Data block:

•••••

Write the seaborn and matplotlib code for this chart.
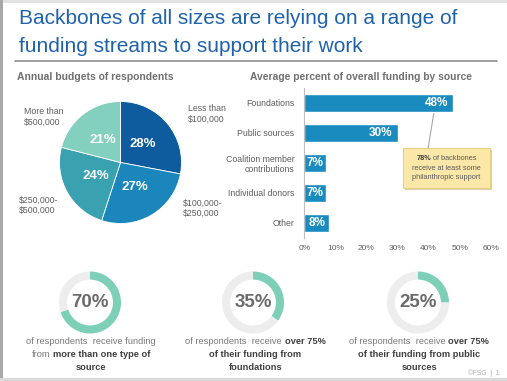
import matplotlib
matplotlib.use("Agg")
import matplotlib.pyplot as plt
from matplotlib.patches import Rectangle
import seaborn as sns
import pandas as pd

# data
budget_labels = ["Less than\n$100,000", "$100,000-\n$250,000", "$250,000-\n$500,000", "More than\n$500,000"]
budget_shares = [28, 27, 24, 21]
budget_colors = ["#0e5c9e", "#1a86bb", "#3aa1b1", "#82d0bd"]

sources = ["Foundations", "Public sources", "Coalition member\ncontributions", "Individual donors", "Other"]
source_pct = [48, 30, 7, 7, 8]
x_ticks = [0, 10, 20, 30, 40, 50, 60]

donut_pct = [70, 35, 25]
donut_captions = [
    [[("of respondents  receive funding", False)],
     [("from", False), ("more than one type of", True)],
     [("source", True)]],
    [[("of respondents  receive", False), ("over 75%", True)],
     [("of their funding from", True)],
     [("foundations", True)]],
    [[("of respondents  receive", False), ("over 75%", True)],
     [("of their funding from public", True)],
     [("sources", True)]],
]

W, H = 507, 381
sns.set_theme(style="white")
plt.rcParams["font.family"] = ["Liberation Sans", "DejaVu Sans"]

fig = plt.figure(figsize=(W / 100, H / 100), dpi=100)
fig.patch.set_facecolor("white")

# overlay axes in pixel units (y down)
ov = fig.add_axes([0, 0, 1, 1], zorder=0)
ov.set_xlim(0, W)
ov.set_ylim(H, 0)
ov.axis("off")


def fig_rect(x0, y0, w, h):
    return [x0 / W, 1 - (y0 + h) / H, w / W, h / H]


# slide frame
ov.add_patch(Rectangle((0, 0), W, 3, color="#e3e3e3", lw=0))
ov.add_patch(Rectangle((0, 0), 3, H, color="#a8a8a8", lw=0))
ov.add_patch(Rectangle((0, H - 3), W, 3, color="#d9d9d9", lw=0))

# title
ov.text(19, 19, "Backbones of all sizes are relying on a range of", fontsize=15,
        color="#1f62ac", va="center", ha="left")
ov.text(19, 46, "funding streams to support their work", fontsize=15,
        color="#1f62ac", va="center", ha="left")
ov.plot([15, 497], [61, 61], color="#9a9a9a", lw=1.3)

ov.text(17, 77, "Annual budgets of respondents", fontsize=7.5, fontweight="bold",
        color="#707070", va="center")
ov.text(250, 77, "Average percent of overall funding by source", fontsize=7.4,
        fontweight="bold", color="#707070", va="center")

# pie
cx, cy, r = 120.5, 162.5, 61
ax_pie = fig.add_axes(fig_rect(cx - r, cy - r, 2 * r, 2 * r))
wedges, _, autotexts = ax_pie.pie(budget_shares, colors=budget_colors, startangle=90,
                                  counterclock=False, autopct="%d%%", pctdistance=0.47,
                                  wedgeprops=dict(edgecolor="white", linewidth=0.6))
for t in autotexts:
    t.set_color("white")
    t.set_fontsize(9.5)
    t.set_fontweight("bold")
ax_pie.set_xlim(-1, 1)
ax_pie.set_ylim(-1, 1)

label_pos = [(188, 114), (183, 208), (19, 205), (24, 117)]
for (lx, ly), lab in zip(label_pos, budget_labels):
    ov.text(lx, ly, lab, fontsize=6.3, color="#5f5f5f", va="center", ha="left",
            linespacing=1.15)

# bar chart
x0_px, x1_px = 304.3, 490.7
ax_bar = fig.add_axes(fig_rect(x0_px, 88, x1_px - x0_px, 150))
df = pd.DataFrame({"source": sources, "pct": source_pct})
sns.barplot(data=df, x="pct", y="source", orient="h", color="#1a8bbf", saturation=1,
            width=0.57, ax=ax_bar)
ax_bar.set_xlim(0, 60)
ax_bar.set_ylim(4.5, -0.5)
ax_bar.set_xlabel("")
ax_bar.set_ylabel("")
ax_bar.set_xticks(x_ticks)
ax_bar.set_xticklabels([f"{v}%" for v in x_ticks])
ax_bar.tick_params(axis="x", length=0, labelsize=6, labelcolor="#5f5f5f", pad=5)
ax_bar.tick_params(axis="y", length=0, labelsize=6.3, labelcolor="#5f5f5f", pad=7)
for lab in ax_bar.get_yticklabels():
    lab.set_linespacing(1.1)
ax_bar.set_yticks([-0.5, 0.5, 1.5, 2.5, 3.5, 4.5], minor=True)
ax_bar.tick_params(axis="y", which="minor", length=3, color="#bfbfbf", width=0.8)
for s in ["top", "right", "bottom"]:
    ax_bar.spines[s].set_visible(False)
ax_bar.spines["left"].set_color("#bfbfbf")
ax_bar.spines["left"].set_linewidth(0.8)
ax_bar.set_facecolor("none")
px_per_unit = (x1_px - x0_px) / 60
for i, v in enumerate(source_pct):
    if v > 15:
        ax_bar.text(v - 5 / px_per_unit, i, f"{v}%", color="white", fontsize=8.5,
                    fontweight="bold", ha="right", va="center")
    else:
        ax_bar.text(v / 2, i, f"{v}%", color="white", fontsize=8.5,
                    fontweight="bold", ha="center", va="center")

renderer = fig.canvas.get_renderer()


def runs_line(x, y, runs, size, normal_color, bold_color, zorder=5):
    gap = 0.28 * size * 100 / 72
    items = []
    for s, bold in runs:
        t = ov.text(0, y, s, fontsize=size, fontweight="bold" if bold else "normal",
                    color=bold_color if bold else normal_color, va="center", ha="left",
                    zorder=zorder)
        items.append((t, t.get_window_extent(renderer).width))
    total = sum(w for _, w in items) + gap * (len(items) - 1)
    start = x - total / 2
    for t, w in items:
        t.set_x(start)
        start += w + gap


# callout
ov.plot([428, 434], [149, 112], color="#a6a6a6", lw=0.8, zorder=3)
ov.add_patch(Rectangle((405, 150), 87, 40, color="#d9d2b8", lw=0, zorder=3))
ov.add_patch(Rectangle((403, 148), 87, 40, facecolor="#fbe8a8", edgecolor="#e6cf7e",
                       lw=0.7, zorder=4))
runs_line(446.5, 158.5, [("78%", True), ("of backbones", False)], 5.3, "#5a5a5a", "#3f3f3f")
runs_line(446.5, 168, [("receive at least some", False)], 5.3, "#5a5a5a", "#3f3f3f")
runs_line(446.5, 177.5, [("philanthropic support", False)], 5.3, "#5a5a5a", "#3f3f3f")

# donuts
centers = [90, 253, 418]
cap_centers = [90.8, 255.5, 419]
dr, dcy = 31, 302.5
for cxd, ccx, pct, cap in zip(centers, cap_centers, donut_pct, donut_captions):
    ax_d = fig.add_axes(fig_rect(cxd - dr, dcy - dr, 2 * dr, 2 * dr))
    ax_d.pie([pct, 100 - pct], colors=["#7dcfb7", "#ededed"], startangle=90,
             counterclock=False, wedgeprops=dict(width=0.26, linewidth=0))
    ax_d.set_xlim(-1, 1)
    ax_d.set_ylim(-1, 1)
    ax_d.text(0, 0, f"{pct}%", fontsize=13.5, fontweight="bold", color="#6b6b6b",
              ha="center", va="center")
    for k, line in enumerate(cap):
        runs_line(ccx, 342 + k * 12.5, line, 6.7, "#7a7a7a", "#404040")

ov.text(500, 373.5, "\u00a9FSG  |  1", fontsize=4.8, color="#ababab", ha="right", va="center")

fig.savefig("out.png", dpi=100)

•••••

Directive:
Give again exactly the lines running from the beginning of the material above through the line that contains "import pandas as pd", and leave out every picture.

Answer to this task:
Write the seaborn and matplotlib code for this chart.
import matplotlib
matplotlib.use("Agg")
import matplotlib.pyplot as plt
from matplotlib.patches import Rectangle
import seaborn as sns
import pandas as pd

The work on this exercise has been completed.